RECORDED DATA >>
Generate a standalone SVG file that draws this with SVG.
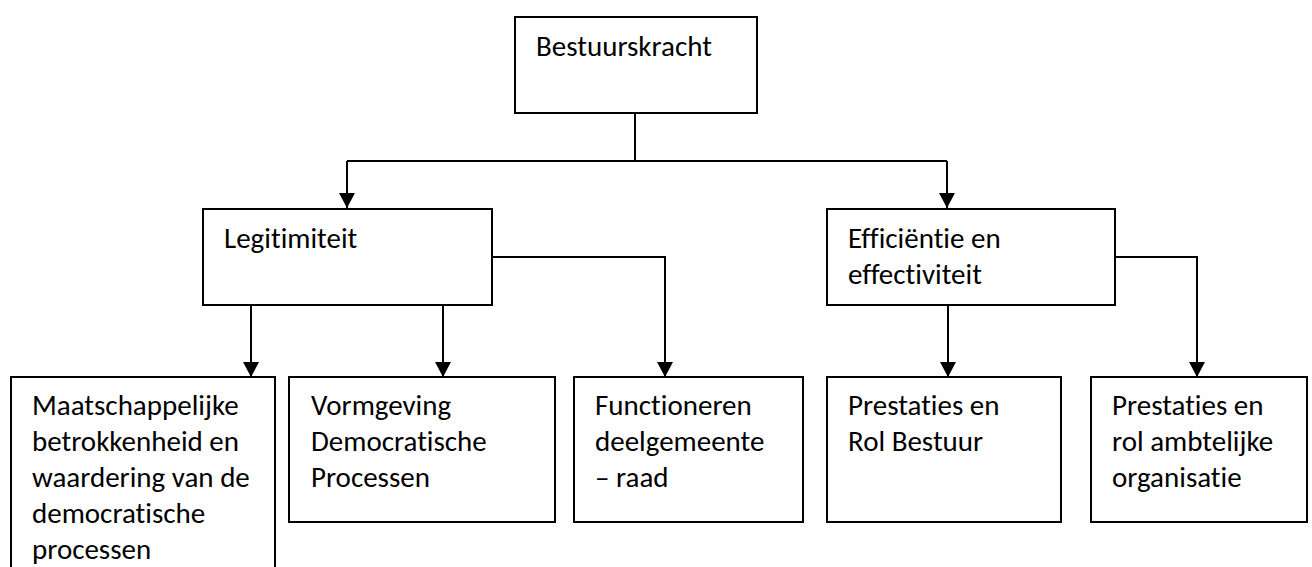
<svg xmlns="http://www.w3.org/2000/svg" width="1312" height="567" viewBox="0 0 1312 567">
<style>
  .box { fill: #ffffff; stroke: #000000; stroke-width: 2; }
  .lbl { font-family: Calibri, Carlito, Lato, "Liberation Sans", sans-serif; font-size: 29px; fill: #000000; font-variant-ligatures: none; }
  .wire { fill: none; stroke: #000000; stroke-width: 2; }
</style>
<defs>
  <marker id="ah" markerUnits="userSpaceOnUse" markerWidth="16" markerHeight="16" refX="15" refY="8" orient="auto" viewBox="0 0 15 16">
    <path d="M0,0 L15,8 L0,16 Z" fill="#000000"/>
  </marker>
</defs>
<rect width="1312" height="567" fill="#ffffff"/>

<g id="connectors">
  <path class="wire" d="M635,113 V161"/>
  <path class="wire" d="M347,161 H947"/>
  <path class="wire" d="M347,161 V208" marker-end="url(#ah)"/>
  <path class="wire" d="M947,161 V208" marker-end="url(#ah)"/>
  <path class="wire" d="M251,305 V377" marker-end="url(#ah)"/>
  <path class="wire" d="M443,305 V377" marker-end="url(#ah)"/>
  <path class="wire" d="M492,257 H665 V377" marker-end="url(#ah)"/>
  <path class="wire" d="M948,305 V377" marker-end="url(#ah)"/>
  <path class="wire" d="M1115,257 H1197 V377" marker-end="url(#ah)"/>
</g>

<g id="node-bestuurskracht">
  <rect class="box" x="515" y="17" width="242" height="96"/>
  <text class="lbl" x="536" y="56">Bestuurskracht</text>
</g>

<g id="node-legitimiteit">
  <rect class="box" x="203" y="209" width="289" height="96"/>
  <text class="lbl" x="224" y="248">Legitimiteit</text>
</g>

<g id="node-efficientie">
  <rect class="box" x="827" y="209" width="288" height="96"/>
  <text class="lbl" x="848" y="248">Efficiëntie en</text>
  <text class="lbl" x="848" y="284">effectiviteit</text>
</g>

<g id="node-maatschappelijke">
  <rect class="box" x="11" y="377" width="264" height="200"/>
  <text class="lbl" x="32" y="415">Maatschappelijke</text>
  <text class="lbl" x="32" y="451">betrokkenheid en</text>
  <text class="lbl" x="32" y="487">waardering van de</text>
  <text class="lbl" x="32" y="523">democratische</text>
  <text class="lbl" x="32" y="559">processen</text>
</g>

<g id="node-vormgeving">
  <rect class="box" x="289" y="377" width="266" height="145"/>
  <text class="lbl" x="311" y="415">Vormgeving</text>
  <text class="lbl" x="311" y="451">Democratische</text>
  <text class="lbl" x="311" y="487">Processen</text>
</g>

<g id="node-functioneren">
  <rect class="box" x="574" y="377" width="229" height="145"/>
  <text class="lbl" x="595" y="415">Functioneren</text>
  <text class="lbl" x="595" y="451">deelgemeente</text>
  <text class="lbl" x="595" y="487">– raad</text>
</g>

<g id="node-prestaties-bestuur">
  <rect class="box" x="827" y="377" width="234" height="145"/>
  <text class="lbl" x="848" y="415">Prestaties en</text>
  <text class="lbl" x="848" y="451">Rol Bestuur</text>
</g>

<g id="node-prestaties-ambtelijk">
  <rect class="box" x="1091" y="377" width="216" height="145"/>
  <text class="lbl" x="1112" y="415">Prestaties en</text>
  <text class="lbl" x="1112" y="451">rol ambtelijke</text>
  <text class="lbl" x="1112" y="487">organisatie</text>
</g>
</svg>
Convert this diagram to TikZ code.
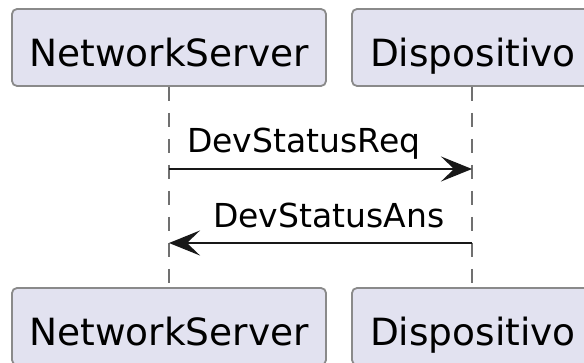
==
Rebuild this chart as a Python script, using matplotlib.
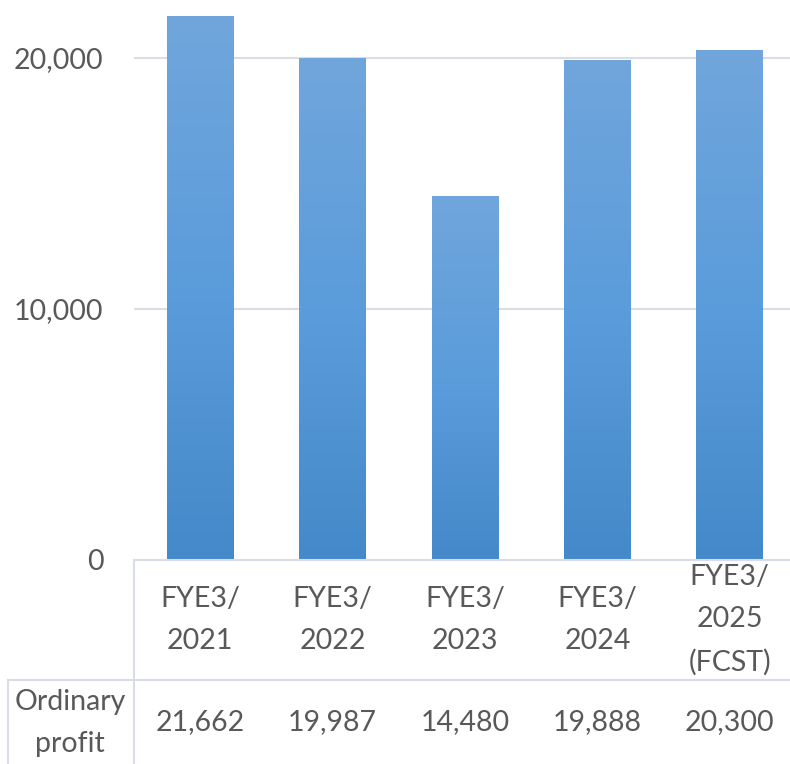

WRITTEN REQUEST >>
Count every line in the data that contains the word "this", then give that count and nothing else.

FINISHED TASK >>
3